Updating rows and columns

def Matrix.updateRow {m : Type u_2} {n : Type u_3} {α : Type v} [DecidableEq m] (M : Matrix m n α) (i : m) (b : n → α) : Matrix m n α

Update, i.e. replace the ith row of matrix A with the values in b.

Equations

• M.updateRow i b = Matrix.of (Function.update M i b)

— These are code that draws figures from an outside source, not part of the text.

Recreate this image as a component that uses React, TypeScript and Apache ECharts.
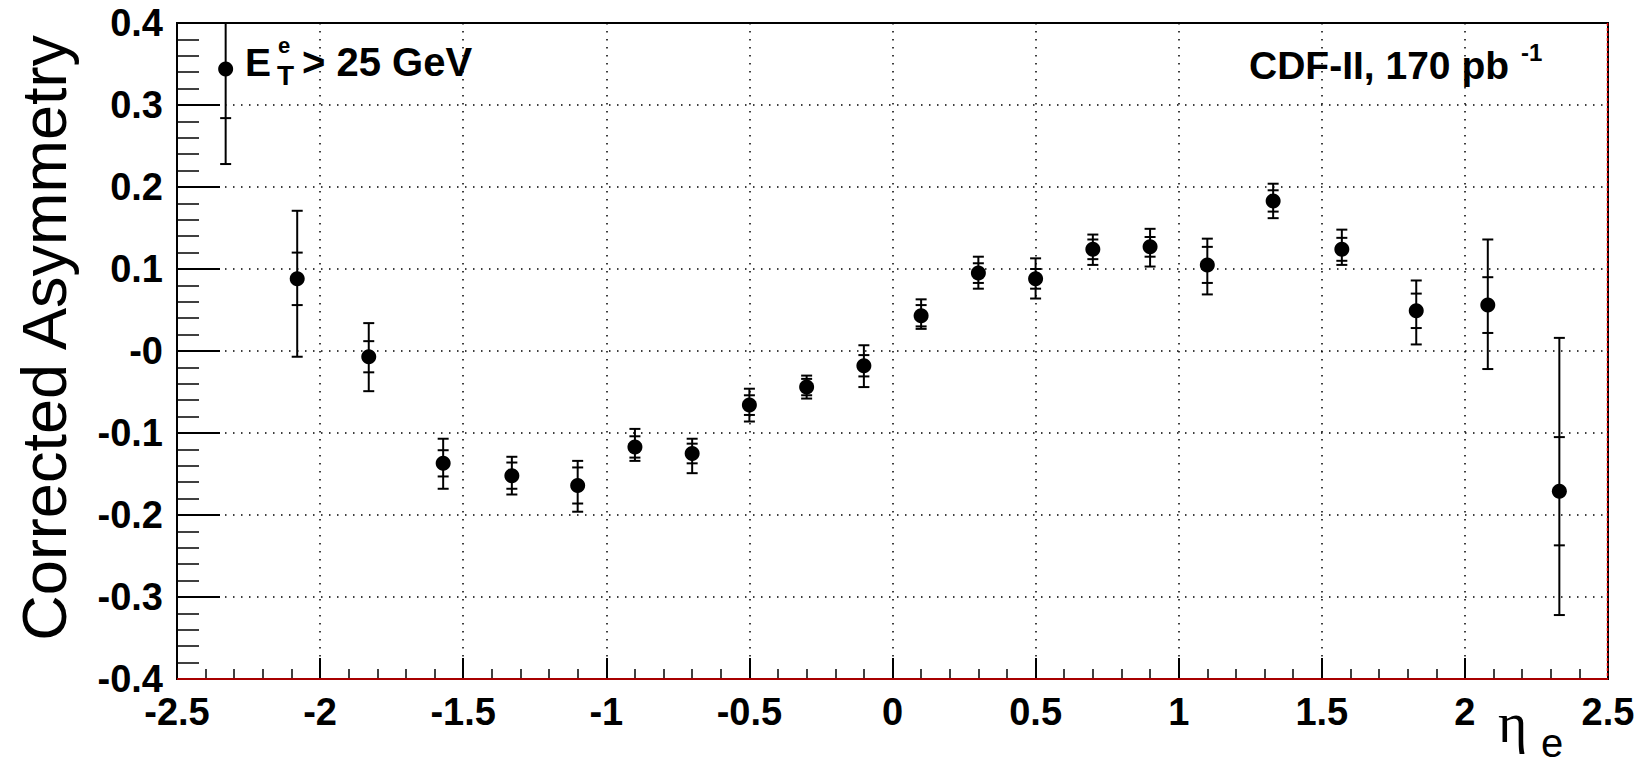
import React, { useEffect, useRef } from "react";
import * as echarts from "echarts";

// ---- data ----
const etaValues = [-2.33, -2.08, -1.83, -1.57, -1.33, -1.1, -0.9, -0.7, -0.5, -0.3, -0.1, 0.1, 0.3, 0.5, 0.7, 0.9, 1.1, 1.33, 1.57, 1.83, 2.08, 2.33];
const asymmetry = [0.344, 0.088, -0.007, -0.137, -0.152, -0.164, -0.117, -0.125, -0.066, -0.044, -0.018, 0.043, 0.095, 0.088, 0.124, 0.127, 0.105, 0.183, 0.124, 0.049, 0.056, -0.171];
const statError = [0.060, 0.032, 0.019, 0.016, 0.016, 0.022, 0.013, 0.012, 0.012, 0.010, 0.013, 0.013, 0.012, 0.012, 0.012, 0.012, 0.022, 0.013, 0.014, 0.021, 0.034, 0.066];
const totalErrorUp = [0.117, 0.083, 0.041, 0.030, 0.023, 0.030, 0.022, 0.018, 0.020, 0.014, 0.025, 0.020, 0.020, 0.025, 0.018, 0.022, 0.032, 0.021, 0.024, 0.037, 0.080, 0.187];
const totalErrorDown = [0.116, 0.095, 0.042, 0.031, 0.023, 0.032, 0.017, 0.024, 0.020, 0.014, 0.026, 0.016, 0.019, 0.024, 0.019, 0.024, 0.036, 0.021, 0.019, 0.041, 0.078, 0.151];

const xTickLabels = ["-2.5", "-2", "-1.5", "-1", "-0.5", "0", "0.5", "1", "1.5", "2", "2.5"];
const yTickLabels = ["-0.4", "-0.3", "-0.2", "-0.1", "-0", "0.1", "0.2", "0.3", "0.4"];

const X_MIN = -2.5, X_MAX = 2.5, X_STEP = 0.5;
const Y_MIN = -0.4, Y_MAX = 0.4, Y_STEP = 0.1;

// layout (pixels)
const W = 1639, H = 765;
const G_LEFT = 177, G_TOP = 23, G_RIGHT = 1608, G_BOTTOM = 679;

const FONT = "'Liberation Sans', Arial, Helvetica, sans-serif";

export default function App() {
  const ref = useRef<HTMLDivElement>(null);

  useEffect(() => {
    document.body.style.margin = "0";
    const chart = echarts.init(ref.current!, null, { renderer: "svg" });

    const rows = etaValues.map((x, i) => [x, asymmetry[i], statError[i], totalErrorUp[i], totalErrorDown[i]]);

    const gridLine = { show: true, lineStyle: { color: "#000", width: 1.5, type: [1.5, 6.5] } };

    const option: any = {
      animation: false,
      backgroundColor: "#fff",
      grid: {
        left: G_LEFT,
        top: G_TOP,
        width: G_RIGHT - G_LEFT,
        height: G_BOTTOM - G_TOP,
        containLabel: false,
        show: true,
        borderColor: "#000",
        borderWidth: 2,
        backgroundColor: "#fff",
      },
      xAxis: {
        type: "value",
        min: X_MIN,
        max: X_MAX,
        interval: X_STEP,
        axisLine: { show: true, onZero: false, lineStyle: { color: "#000", width: 2 } },
        axisTick: { show: true, inside: true, length: 21, lineStyle: { color: "#000", width: 2 } },
        minorTick: { show: true, splitNumber: 5, length: 10, lineStyle: { color: "#000", width: 1.5 } },
        axisLabel: {
          fontFamily: FONT,
          fontWeight: "bold",
          fontSize: 38,
          color: "#000",
          margin: 14,
          formatter: (v: number) => xTickLabels[Math.round((v - X_MIN) / X_STEP)] ?? "",
        },
        splitLine: gridLine,
      },
      yAxis: {
        type: "value",
        min: Y_MIN,
        max: Y_MAX,
        interval: Y_STEP,
        axisLine: { show: true, onZero: false, lineStyle: { color: "#000", width: 2 } },
        axisTick: { show: true, inside: true, length: 43, lineStyle: { color: "#000", width: 2 } },
        minorTick: { show: true, splitNumber: 5, length: 22, lineStyle: { color: "#000", width: 1.5 } },
        axisLabel: {
          fontFamily: FONT,
          fontWeight: "bold",
          fontSize: 38,
          color: "#000",
          margin: 14,
          formatter: (v: number) => yTickLabels[Math.round((v - Y_MIN) / Y_STEP)] ?? "",
        },
        splitLine: gridLine,
      },
      series: [
        {
          type: "custom",
          clip: true,
          data: rows,
          encode: { x: 0, y: 1 },
          renderItem: (params: any, api: any) => {
            const x = api.value(0);
            const y = api.value(1);
            const s = api.value(2);
            const tu = api.value(3);
            const td = api.value(4);
            const c = api.coord([x, y]);
            const tTop = api.coord([x, y + tu]);
            const tBot = api.coord([x, y - td]);
            const sTop = api.coord([x, y + s]);
            const sBot = api.coord([x, y - s]);
            const hw = 5.5;
            const st = { stroke: "#000", lineWidth: 2 };
            const cap = (p: number[]) => ({
              type: "line",
              shape: { x1: p[0] - hw, y1: p[1], x2: p[0] + hw, y2: p[1] },
              style: st,
            });
            return {
              type: "group",
              children: [
                { type: "line", shape: { x1: c[0], y1: tTop[1], x2: c[0], y2: tBot[1] }, style: st },
                cap(tTop),
                cap(tBot),
                cap(sTop),
                cap(sBot),
                { type: "circle", shape: { cx: c[0], cy: c[1], r: 7.5 }, style: { fill: "#000" } },
              ],
            };
          },
          z: 10,
        },
      ],
      graphic: [
        // red frame lines (bottom & right)
        {
          type: "line",
          z: 100,
          shape: { x1: G_LEFT, y1: G_BOTTOM, x2: G_RIGHT, y2: G_BOTTOM },
          style: { stroke: "#e00000", lineWidth: 1.5 },
        },
        {
          type: "line",
          z: 100,
          shape: { x1: G_RIGHT - 0.5, y1: G_TOP, x2: G_RIGHT - 0.5, y2: G_BOTTOM },
          style: { stroke: "#e00000", lineWidth: 1.5, lineDash: [3, 2] },
        },
        // y-axis title
        {
          type: "text",
          x: 44,
          y: 35,
          rotation: Math.PI / 2,
          style: {
            text: "Corrected Asymmetry",
            font: `63px ${FONT}`,
            fill: "#000",
            align: "right",
            verticalAlign: "middle",
          },
        },
        // x-axis title: eta_e
        {
          type: "text",
          x: 1498,
          y: 723,
          style: { text: "η", font: `56px 'Liberation Serif', 'DejaVu Serif', serif`, fill: "#000", align: "left", verticalAlign: "middle" },
        },
        {
          type: "text",
          x: 1541,
          y: 743,
          style: { text: "e", font: `40px ${FONT}`, fill: "#000", align: "left", verticalAlign: "middle" },
        },
        // E_T^e > 25 GeV
        {
          type: "text",
          x: 245,
          y: 62,
          style: { text: "E", font: `bold 39px ${FONT}`, fill: "#000", align: "left", verticalAlign: "middle" },
        },
        {
          type: "text",
          x: 277,
          y: 75,
          style: { text: "T", font: `bold 28px ${FONT}`, fill: "#000", align: "left", verticalAlign: "middle" },
        },
        {
          type: "text",
          x: 278,
          y: 45,
          style: { text: "e", font: `bold 22px ${FONT}`, fill: "#000", align: "left", verticalAlign: "middle" },
        },
        {
          type: "text",
          x: 302,
          y: 62,
          style: { text: "> 25 GeV", font: `bold 40px ${FONT}`, fill: "#000", align: "left", verticalAlign: "middle" },
        },
        // CDF-II, 170 pb^-1
        {
          type: "text",
          x: 1249,
          y: 65,
          style: { text: "CDF-II, 170 pb", font: `bold 39px ${FONT}`, fill: "#000", align: "left", verticalAlign: "middle" },
        },
        {
          type: "text",
          x: 1521,
          y: 52,
          style: { text: "-1", font: `bold 24px ${FONT}`, fill: "#000", align: "left", verticalAlign: "middle" },
        },
      ],
    };

    chart.setOption(option);
    return () => chart.dispose();
  }, []);

  return <div ref={ref} style={{ width: W, height: H }} />;
}
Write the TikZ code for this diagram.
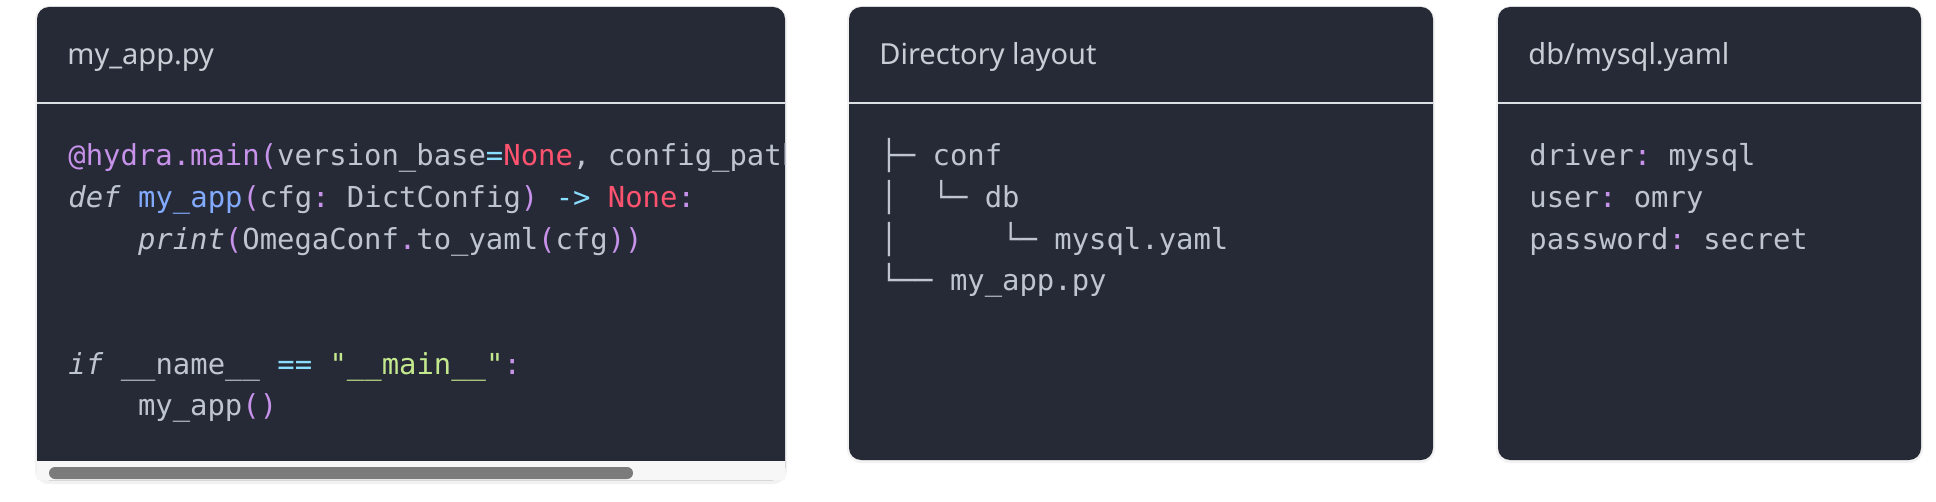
\documentclass[tikz,border=0pt]{standalone}
\usepackage{fontspec}
\setmainfont{Noto Sans}
\setmonofont{DejaVu Sans Mono}
\definecolor{pagebg}{HTML}{FFFFFF}
\definecolor{panelbg}{HTML}{262A36}
\definecolor{txt}{HTML}{BFC5D0}
\definecolor{hdtxt}{HTML}{C9CED6}
\definecolor{seplin}{HTML}{DCDFE4}
\definecolor{kpurple}{HTML}{C792EA}
\definecolor{kblue}{HTML}{82AAFF}
\definecolor{kred}{HTML}{FF5370}
\definecolor{kcyan}{HTML}{89DDFF}
\definecolor{kgreen}{HTML}{C3E88D}
\definecolor{stripbg}{HTML}{F7F7F7}
\definecolor{thumb}{HTML}{7B7B7B}
\newcommand{\tokP}[1]{\textcolor{kpurple}{#1}}
\newcommand{\tokB}[1]{\textcolor{kblue}{#1}}
\newcommand{\tokR}[1]{\textcolor{kred}{#1}}
\newcommand{\tokC}[1]{\textcolor{kcyan}{#1}}
\newcommand{\tokG}[1]{\textcolor{kgreen}{#1}}
\begin{document}
\begin{tikzpicture}[x=0.5pt,y=-0.5pt,
  panel/.style={fill=panelbg, rounded corners=6pt},
  shadowbox/.style={fill=black!5, rounded corners=7pt},
  sepline/.style={draw=seplin, line width=1pt},
  codeline/.style={inner sep=0pt, anchor=base west, text=txt,
    font=\ttfamily\fontsize{14.45}{17}\selectfont},
  headline/.style={inner sep=0pt, anchor=base west, text=hdtxt,
    font=\fontsize{14.5}{17}\selectfont}]
\useasboundingbox (0,0) rectangle (1936,502);
\fill[pagebg] (0,0) rectangle (1936,502);

% ---------- panel 1 ----------
\fill[shadowbox] (35,6) rectangle (787,484);
\fill[panel] (37,7) rectangle (785,480);
\fill[stripbg] (37,461) rectangle (785,480);
\fill[thumb, rounded corners=3pt] (49,467) rectangle (633,479);
\draw[sepline] (37,103) -- (785,103);
\node[headline] (h1) at (67,65) {my\_app.py};
\begin{scope}
\clip (37,104) rectangle (785,461);
\node[codeline] (c1) at (68,166) {\tokP{@hydra.main(}version\_base\tokC{=}\tokR{None}, config\_path};
\node[codeline] (c2) at (68,207.6) {\textit{def} \tokB{my\_app}\tokP{(}cfg\tokP{:} DictConfig\tokP{)} \tokC{->} \tokR{None}\tokP{:}};
\node[codeline] (c3) at (137.6,249.2) {\textit{print}\tokP{(}OmegaConf\tokP{.}to\_yaml\tokP{(}cfg\tokP{))}};
\node[codeline] (c6) at (68,374) {\textit{if} \_\_name\_\_ \tokC{==} \tokG{"\_\_main\_\_"}\tokP{:}};
\node[codeline] (c7) at (137.6,415.6) {my\_app\tokP{()}};
\end{scope}

% ---------- panel 2 ----------
\fill[shadowbox] (847,6) rectangle (1435,463);
\fill[panel] (849,7) rectangle (1433,460);
\draw[sepline] (849,103) -- (1433,103);
\node[headline] (h2) at (879,65) {Directory layout};
\node[codeline] (t1) at (880,166) {├─ conf};
\node[codeline] (t2) at (880,207.6) {│\ \ └─ db};
\node[codeline] (t3) at (880,249.2) {│\ \ \ \ \ \ └─ mysql.yaml};
\node[codeline] (t4) at (880,290.8) {└── my\_app.py};

% ---------- panel 3 ----------
\fill[shadowbox] (1496,6) rectangle (1923,463);
\fill[panel] (1498,7) rectangle (1921,460);
\draw[sepline] (1498,103) -- (1921,103);
\node[headline] (h3) at (1528,65) {db/mysql.yaml};
\node[codeline] (y1) at (1529,166) {driver\tokP{:} mysql};
\node[codeline] (y2) at (1529,207.6) {user\tokP{:} omry};
\node[codeline] (y3) at (1529,249.2) {password\tokP{:} secret};
\end{tikzpicture}
\end{document}
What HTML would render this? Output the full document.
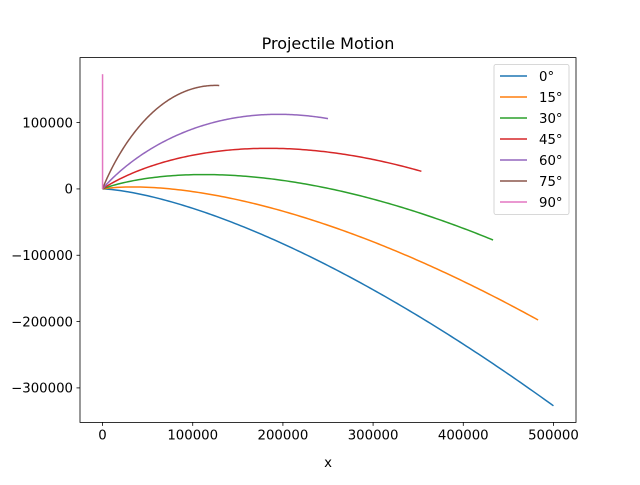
<!DOCTYPE html>
<html><head><meta charset="utf-8"><style>
body{margin:0;background:#fff}
svg text{font-family:"DejaVu Sans","Liberation Sans",sans-serif;fill:#000}
</style></head><body>
<svg id="chart" width="640" height="480" viewBox="0 0 640 480" xmlns="http://www.w3.org/2000/svg">
<rect width="640" height="480" fill="#fff"/>
<text x="328" y="49" font-size="16" text-anchor="middle">Projectile Motion</text>
<text x="328" y="467" font-size="13.3" text-anchor="middle">x</text>
<g id="plot"></g>
<rect x="80" y="57.6" width="496" height="364.8" fill="none" stroke="#000" stroke-width="0.8"/>
<g id="legend"></g>
</svg>
<script>
const angles = [0, 15, 30, 45, 60, 75, 90];
const seriesLabels = ["0°", "15°", "30°", "45°", "60°", "75°", "90°"];
const colors = ["#1f77b4","#ff7f0e","#2ca02c","#d62728","#9467bd","#8c564b","#e377c2"];
const launchRange = 500000;
const dropAtEnd = 327000;
const dropExponent = 1.5;
const xTicks = [0, 100000, 200000, 300000, 400000, 500000];
const yTicks = [-300000, -200000, -100000, 0, 100000];
const xDomain = [-25000, 525000];
const yDomain = [-352000, 198000];

const L=80,R=576,T=57.6,B=422.4;
const NS="http://www.w3.org/2000/svg";
function sx(v){return L+(v-xDomain[0])/(xDomain[1]-xDomain[0])*(R-L);}
function sy(v){return B-(v-yDomain[0])/(yDomain[1]-yDomain[0])*(B-T);}
function mk(tag,attrs,parent){const e=document.createElementNS(NS,tag);for(const k in attrs)e.setAttribute(k,attrs[k]);parent.appendChild(e);return e;}
const plot=document.getElementById('plot');
const svg=document.getElementById('chart');
xTicks.forEach(t=>{
  const x=sx(t);
  const l=mk('line',{x1:x,x2:x,y1:B,y2:B+3.5,stroke:'#000','stroke-width':0.8},svg);
  
  
  const tx=mk('text',{x:x,y:B+17,'font-size':13.3,'text-anchor':'middle'},svg);
  tx.textContent=String(t);
  
  
});
yTicks.forEach(t=>{
  const y=sy(t);
  const l=mk('line',{x1:L-3.5,x2:L,y1:y,y2:y,stroke:'#000','stroke-width':0.8},svg);
  
  
  const tx=mk('text',{x:L-7,y:y+4.8,'font-size':13.3,'text-anchor':'end'},svg);
  tx.textContent=(t<0?'\u2212':'')+Math.abs(t);
  
  
});
angles.forEach((a,i)=>{
  const r=a*Math.PI/180;
  const pts=[];
  for(let k=0;k<=150;k++){
    const s=k/150;
    const x=launchRange*Math.cos(r)*s;
    const y=launchRange*Math.sin(r)*s-dropAtEnd*Math.pow(s,dropExponent);
    pts.push(sx(x).toFixed(2)+','+sy(y).toFixed(2));
  }
  const p=mk('polyline',{points:pts.join(' '),fill:'none',stroke:colors[i],'stroke-width':1.5},plot);
  
  
});
const lg=document.getElementById('legend');
const box=mk('rect',{x:494,y:64.5,width:75,height:150,rx:2,fill:'#fff','fill-opacity':0.8,stroke:'#ccc','stroke-width':0.8},lg);


seriesLabels.forEach((s,i)=>{
  const y=76+i*21;
  const g=mk('g',{},lg);
  
  
  mk('line',{x1:500,x2:527,y1:y,y2:y,stroke:colors[i],'stroke-width':1.5},g);
  const tx=mk('text',{x:539,y:y+4.8,'font-size':13.3},g);
  tx.textContent=s;
});
</script>
</body></html>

def Matrix.updateColumn {m : Type u_2} {n : Type u_3} {α : Type v} [DecidableEq n] (M : Matrix m n α) (j : n) (b : m → α) : Matrix m n α

Update, i.e. replace the jth column of matrix A with the values in b.

Equations

• M.updateColumn j b = Matrix.of fun (i : m) => Function.update (M i) j (b i)

@[simp]

theorem Matrix.updateRow_self {m : Type u_2} {n : Type u_3} {α : Type v} {M : Matrix m n α} {i : m} {b : n → α} [DecidableEq m] : M.updateRow i b i = b

@[simp]

theorem Matrix.updateColumn_self {m : Type u_2} {n : Type u_3} {α : Type v} {M : Matrix m n α} {i : m} {j : n} {c : m → α} [DecidableEq n] : M.updateColumn j c i j = c i

@[simp]

theorem Matrix.updateRow_ne {m : Type u_2} {n : Type u_3} {α : Type v} {M : Matrix m n α} {i : m} {b : n → α} [DecidableEq m] {i' : m} (i_ne : i' ≠ i) : M.updateRow i b i' = M i'

@[simp]

theorem Matrix.updateColumn_ne {m : Type u_2} {n : Type u_3} {α : Type v} {M : Matrix m n α} {i : m} {j : n} {c : m → α} [DecidableEq n] {j' : n} (j_ne : j' ≠ j) : M.updateColumn j c i j' = M i j'

theorem Matrix.updateRow_apply {m : Type u_2} {n : Type u_3} {α : Type v} {M : Matrix m n α} {i : m} {j : n} {b : n → α} [DecidableEq m] {i' : m} : M.updateRow i b i' j = if i' = i then b j else M i' j

theorem Matrix.updateColumn_apply {m : Type u_2} {n : Type u_3} {α : Type v} {M : Matrix m n α} {i : m} {j : n} {c : m → α} [DecidableEq n] {j' : n} : M.updateColumn j c i j' = if j' = j then c i else M i j'

@[simp]

theorem Matrix.updateColumn_subsingleton {m : Type u_2} {n : Type u_3} {R : Type u_5} [Subsingleton n] (A : Matrix m n R) (i : n) (b : m → R) : A.updateColumn i b = (Matrix.col (Fin 1) b).submatrix id (Function.const n 0)

@[simp]

theorem Matrix.updateRow_subsingleton {m : Type u_2} {n : Type u_3} {R : Type u_5} [Subsingleton m] (A : Matrix m n R) (i : m) (b : n → R) : A.updateRow i b = (Matrix.row (Fin 1) b).submatrix (Function.const m 0) id

theorem Matrix.map_updateRow {m : Type u_2} {n : Type u_3} {α : Type v} {β : Type w} {M : Matrix m n α} {i : m} {b : n → α} [DecidableEq m] (f : α → β) : (M.updateRow i b).map f = (M.map f).updateRow i (f ∘ b)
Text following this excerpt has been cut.